Question: My batch job exited with code ###. What does that mean?
When a program finishes executing it returns an exit code to
the system. The batch system reports this exit code. There are
three general ways for the exit code of a program to be set.
1) The program can explicitly call exit() (or return from main(),
which eventually calls exit()). In this case the exit code is
the argument to exit() and its meaning depends on the program.
The call to exit() may actually occur in a library routine that
your program uses. An example of this is the SGI FORTRAN
io library. The FORTRAN io routines set an exit code in the range
100 - 185 when an error occurs. The specific meaning of these codes
can be found in the appendix to the Fortran 77 Programmer's Guide
(available online as an insight book).
2) The program executes the last instruction in main(), (not
calling exit() or return). In this case the system sets the
exit code to 0.
3) The program can terminate due to the receipt of a signal. In
this case the system sets the exit code to 128 + <signal number>.

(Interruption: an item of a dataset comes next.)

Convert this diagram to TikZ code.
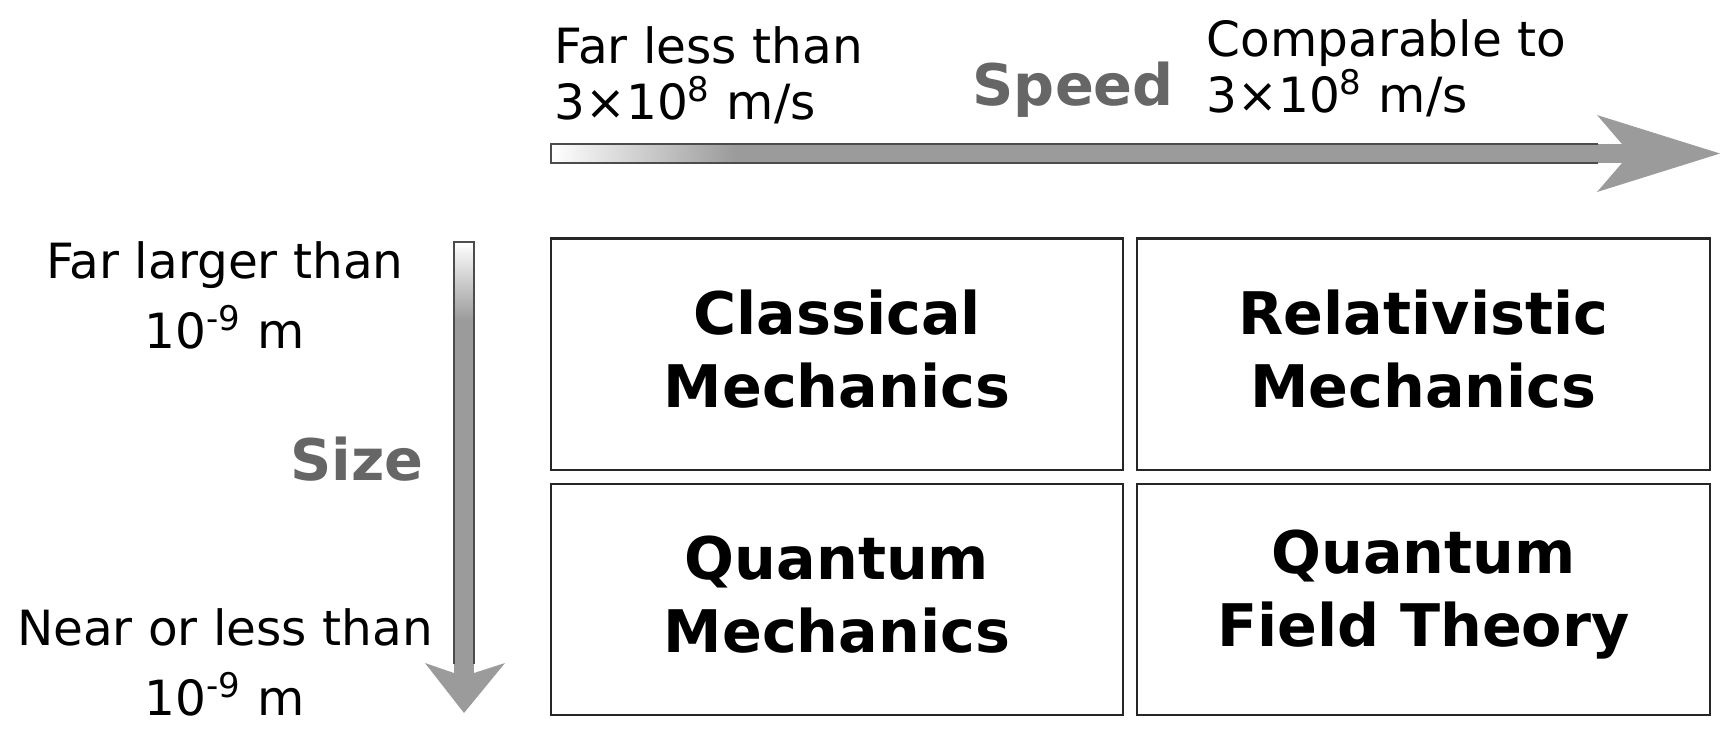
\documentclass[tikz,border=0pt]{standalone}
\usepackage{fontspec}
\setmainfont{DejaVu Sans}
\usepackage{tikz}
\usetikzlibrary{positioning}
\definecolor{arrowgray}{HTML}{9B9B9B}
\definecolor{titlegray}{HTML}{666666}
\tikzstyle{theory} = [rectangle, draw=black!85, line width=0.6pt, inner sep=0pt,
    minimum width=5.72cm, minimum height=2.31cm]
\tikzstyle{title} = [inner sep=0pt, align=center, yshift=0.05cm,
    font=\fontsize{16.7}{20.8}\selectfont\bfseries]
\tikzstyle{speedtext} = [inner sep=0pt, align=left, font=\fontsize{13.8}{15.9}\selectfont]
\tikzstyle{sizetext} = [inner sep=0pt, align=center, font=\fontsize{13.8}{19.9}\selectfont]
\tikzstyle{axisname} = [inner sep=0pt, text=titlegray, font=\fontsize{16.3}{19}\selectfont\bfseries]
\tikzstyle{shaftline} = [draw=black!70, line width=0.55pt]

\begin{document}
\begin{tikzpicture}[x=0.01cm, y=-0.01cm]
        \useasboundingbox (0,0) rectangle (1735,747);

        % Nodes
        \node (classical) [theory] at (837,354) {};
        \node (relativistic) [theory, right=0.12cm of classical] {};
        \node (quantum) [theory, below=0.12cm of classical] {};
        \node (qft) [theory, right=0.12cm of quantum] {};

        \node (classicalname) [title] at (classical) {Classical\\Mechanics};
        \node (relativisticname) [title] at (relativistic) {Relativistic\\Mechanics};
        \node (quantumname) [title] at (quantum) {Quantum\\Mechanics};
        \node (qftname) [title] at (qft) {Quantum\\Field Theory};

        \node (slow) [speedtext, anchor=north west] at (554,26) {Far less than\\3×10\textsuperscript{8} m/s};
        \node (fast) [speedtext, anchor=north west] at (1206,19) {Comparable to\\3×10\textsuperscript{8} m/s};
        \node (speed) [axisname, anchor=base west] at (972,105) {Speed};

        \node (large) [sizetext, anchor=north] at (225,241) {Far larger than\\10\textsuperscript{-9} m};
        \node (size) [axisname, anchor=base west] at (290,480) {Size};
        \node (small) [sizetext, anchor=north] at (225,608) {Near or less than\\10\textsuperscript{-9} m};

        % Arrows
        \fill[arrowgray] (551,144) rectangle (1624,163);
        \shade[left color=white, right color=arrowgray] (551,144) rectangle (735,163);
        \draw[shaftline] (1598,144) -- (551,144) -- (551,163) -- (1598,163);
        \fill[arrowgray] (1597,115) -- (1720,153.5) -- (1597,192) -- (1622,163) -- (1622,144) -- cycle;

        \fill[arrowgray] (454,242) rectangle (474,675);
        \shade[top color=white, bottom color=arrowgray] (454,242) rectangle (474,320);
        \draw[shaftline] (454,664) -- (454,242) -- (474,242) -- (474,664);
        \fill[arrowgray] (425,663) -- (464,713) -- (505,663) -- (474,673) -- (454,673) -- cycle;
    \end{tikzpicture}
\end{document}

(This assumes that the program doesn't have a signal handler
which calls exit(), then we're back in case 1).
The following table lists the various signals whose default
action is to terminate a program. Note that the codes are different
depending on the platform you run on (SGI Origins or IBM pSeries). See
/usr/include/sys/signal.h for more info.
Name Number (SGI) Number (IBM)
SIGHUP 1 1
SIGINT 2 2
SIGQUIT 3 3
SIGILL 4 4
SIGTRAP 5 5
SIGABRT 6 6
SIGEMT 7 7
SIGFPE 8 8
SIGKILL 9 9
SIGBUS 10 10
SIGSEGV 11 11
SIGSYS 12 12
SIGPIPE 13 13
SIGALRM 14 14
SIGTERM 15 15
SIGUSR1 16 30
SIGUSR2 17 31
SIGPOLL 22 23
SIGIO 22 23
SIGVTALRM 28 34
SIGPROF 29 32
SIGXCPU 30 24
SIGXFSZ 31 25
SIGRTMIN 49 888
SIGRTMAX 64 999
There are several reasons that your program might receive
a signal.
a) You sent it a signal with kill, bkill, or bdel. If you don't
specify which signal to send, kill defaults to SIGTERM
(exit code 143) and bkill defaults to SIGKILL (exit code 137).

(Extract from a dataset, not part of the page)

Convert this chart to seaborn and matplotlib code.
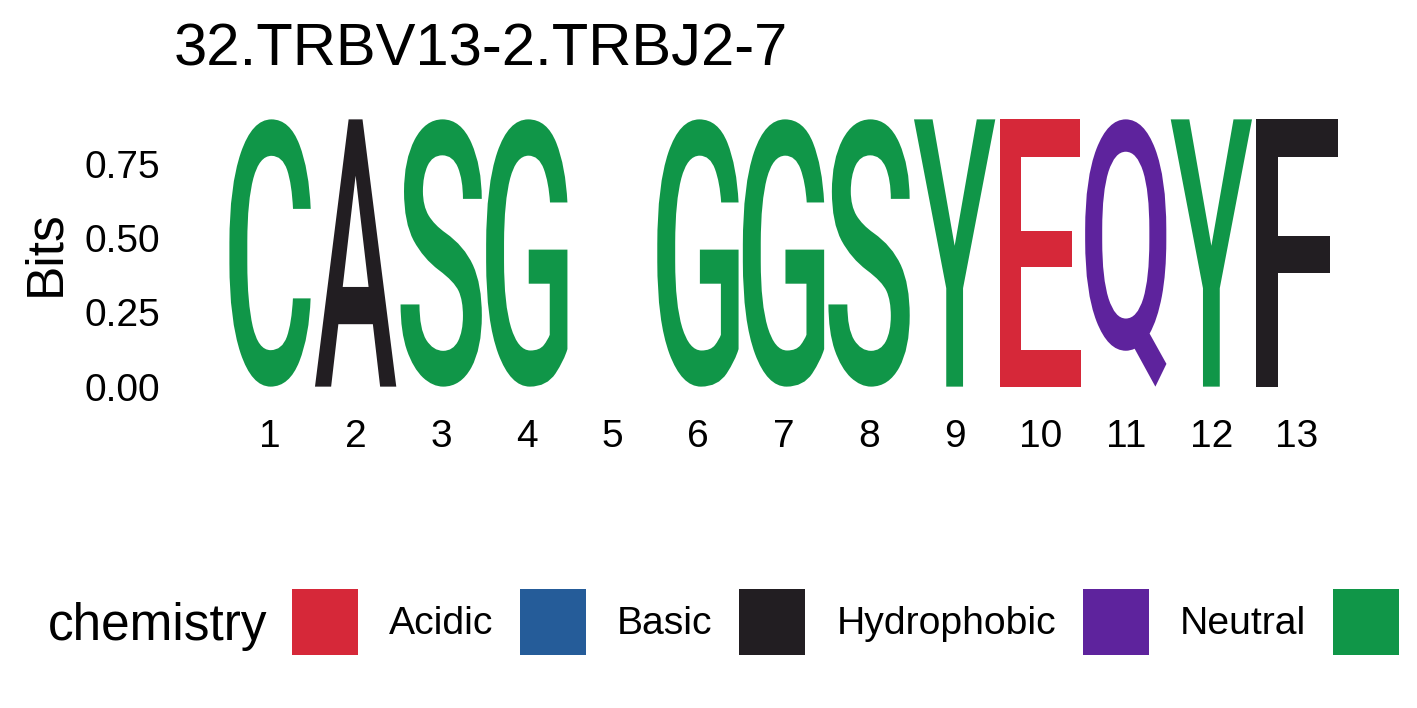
import matplotlib
matplotlib.use("Agg")
import matplotlib.pyplot as plt
from matplotlib.textpath import TextPath
from matplotlib.patches import PathPatch, Patch
from matplotlib.font_manager import FontProperties
from matplotlib.transforms import Affine2D
import seaborn as sns

# ---- data ----
title = "32.TRBV13-2.TRBJ2-7"
positions = [1, 2, 3, 4, 5, 6, 7, 8, 9, 10, 11, 12, 13]
letters = ["C", "A", "S", "G", "", "G", "G", "S", "Y", "E", "Q", "Y", "F"]
bits = [0.9, 0.9, 0.9, 0.9, 0.0, 0.9, 0.9, 0.9, 0.9, 0.9, 0.9, 0.9, 0.9]
y_ticks = [0.0, 0.25, 0.50, 0.75]
y_tick_labels = ["0.00", "0.25", "0.50", "0.75"]
chem_groups = ["Acidic", "Basic", "Hydrophobic", "Neutral", "Polar"]
chem_colors = ["#D62839", "#255C99", "#221E22", "#5E239D", "#109648"]
letter_group = {"D": "Acidic", "E": "Acidic", "H": "Basic", "K": "Basic", "R": "Basic",
                "A": "Hydrophobic", "F": "Hydrophobic", "I": "Hydrophobic", "L": "Hydrophobic",
                "M": "Hydrophobic", "P": "Hydrophobic", "V": "Hydrophobic", "W": "Hydrophobic",
                "N": "Neutral", "Q": "Neutral",
                "C": "Polar", "G": "Polar", "S": "Polar", "T": "Polar", "Y": "Polar"}

sns.set_theme(style="white")
plt.rcParams["font.family"] = ["Liberation Sans", "DejaVu Sans"]
plt.rcParams["text.color"] = "black"

fig = plt.figure(figsize=(14.17, 7.08), dpi=100)
W, H = 1417, 708
ax = fig.add_axes([174 / W, 308 / H, (1393 - 174) / W, (400 - 106) / H])

col_width = 0.95
glyph_font = FontProperties(family="Roboto", weight="medium")
color_of = dict(zip(chem_groups, chem_colors))

for pos, let, h in zip(positions, letters, bits):
    if not let or h <= 0:
        continue
    tp = TextPath((0, 0), let, size=1, prop=glyph_font)
    ext = tp.get_extents()
    tr = (Affine2D().translate(-ext.x0, -ext.y0)
          .scale(col_width / ext.width, h / ext.height)
          .translate(pos - col_width / 2, 0))
    path = tr.transform_path(tp)
    ax.add_patch(PathPatch(path, facecolor=color_of[letter_group[let]],
                           edgecolor="none", lw=0, transform=ax.transData))

xmin, xmax = 0.525, 13.475
xr = xmax - xmin
ax.set_xlim(xmin - 0.05 * xr, xmax + 0.05 * xr)
ax.set_ylim(-0.045, 0.945)
ax.set_xticks(positions)
ax.set_xticklabels([str(p) for p in positions])
ax.set_yticks(y_ticks)
ax.set_yticklabels(y_tick_labels)
ax.tick_params(axis="both", length=0, labelsize=28, colors="black")
ax.tick_params(axis="x", pad=14)
ax.tick_params(axis="y", pad=10)
ax.grid(False)
sns.despine(ax=ax, left=True, bottom=True)
ax.set_ylabel("Bits", fontsize=37, labelpad=10, color="black")
ax.set_title(title, loc="left", fontsize=43, pad=29, color="black")

handles = [Patch(facecolor=c, edgecolor="none") for c in chem_colors]
fs = 28.2
fpx = fs * 100 / 72
box = 66 / fpx
hh = (box - 0.245) / 0.65
fig.legend(handles, chem_groups, ncol=5, loc="center left",
           bbox_to_anchor=(292 / W, 1 - 622 / H), frameon=False, fontsize=fs,
           handlelength=box, handleheight=hh, handletextpad=31 / fpx,
           columnspacing=26.8 / fpx, borderpad=0, borderaxespad=0, labelcolor="black")
fig.text(48 / W, 1 - 640 / H, "chemistry", fontsize=37, va="baseline", ha="left", color="black")

fig.savefig("out.png", dpi=100)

Bdel sends SIGINT (exit code 130), then SIGTERM, then SIGKILL
until your job dies.
b) The system sent it a signal because an error occurred or
a system resource limit was reached. In this case, in addition
to the exit code, the batch system will usually report an
error message. Examples of this case are:
Signal Exit Code Typical Reason
SIGILL 132 illegal instruction, binary probably corrupt
SIGTRAP 133 integer divide-by-zero
SIGFPE 136 floating point exception or integer overflow
(these exceptions aren't generated unless
special action is taken, see man sigfpe for
more information)
SIGBUS 138 unaligned memory access (e.g. loading a word
that is not aligned on a word boundary)
SIGSEGV 139 attempt to access a virtual address which
is not in your address space
SIGXCPU 158/152 CPU time limit exceeded
SIGXFSZ 159/153 File size limit exceeded
c) The batch system sent it a signal because it exceeded a limit
on the queue it was running in. Three queue limits are enforced
in this way:
i) CPU limit. When the total CPU usage of all processes in a
batch job exceeds the queue CPU limit, the batch system
kills the job by sending SIGXCPU, then SIGINT, then SIGTERM,
then SIGKILL until the job dies. In this case the exit
message says "Exited with signal termination: Cputime limit
exceeded, and core dumped."
Under rare circumstances, the system (as opposed to the batch
system) could kill a job by sending SIGXCPU. In this case the
exit message would say "Exited with exit code 158."
ii) RUNTIME limit. Most batch queues have a limit on the actual
time that a job can run. When this limit is exceeded, the
batch system kills the job by sending SIGUSR2, then SIGINT,
then SIGTERM, then SIGKILL until the job dies. Usually the
SIGUSR2 kills the job and the exit message says
"Exited with exit code 145." on the SGI systems
"Exited with exit code 159." on the IBM systems
(Since the batch system is killing the job, one could argue
that it is a bug not to give a more informative message.)
A third queue limit, the STACKSIZE limit, is enforced by the
system (rather than the batch system) killing the job by sending
a SIGSEGV. The exit message says "Exited with exit code 139."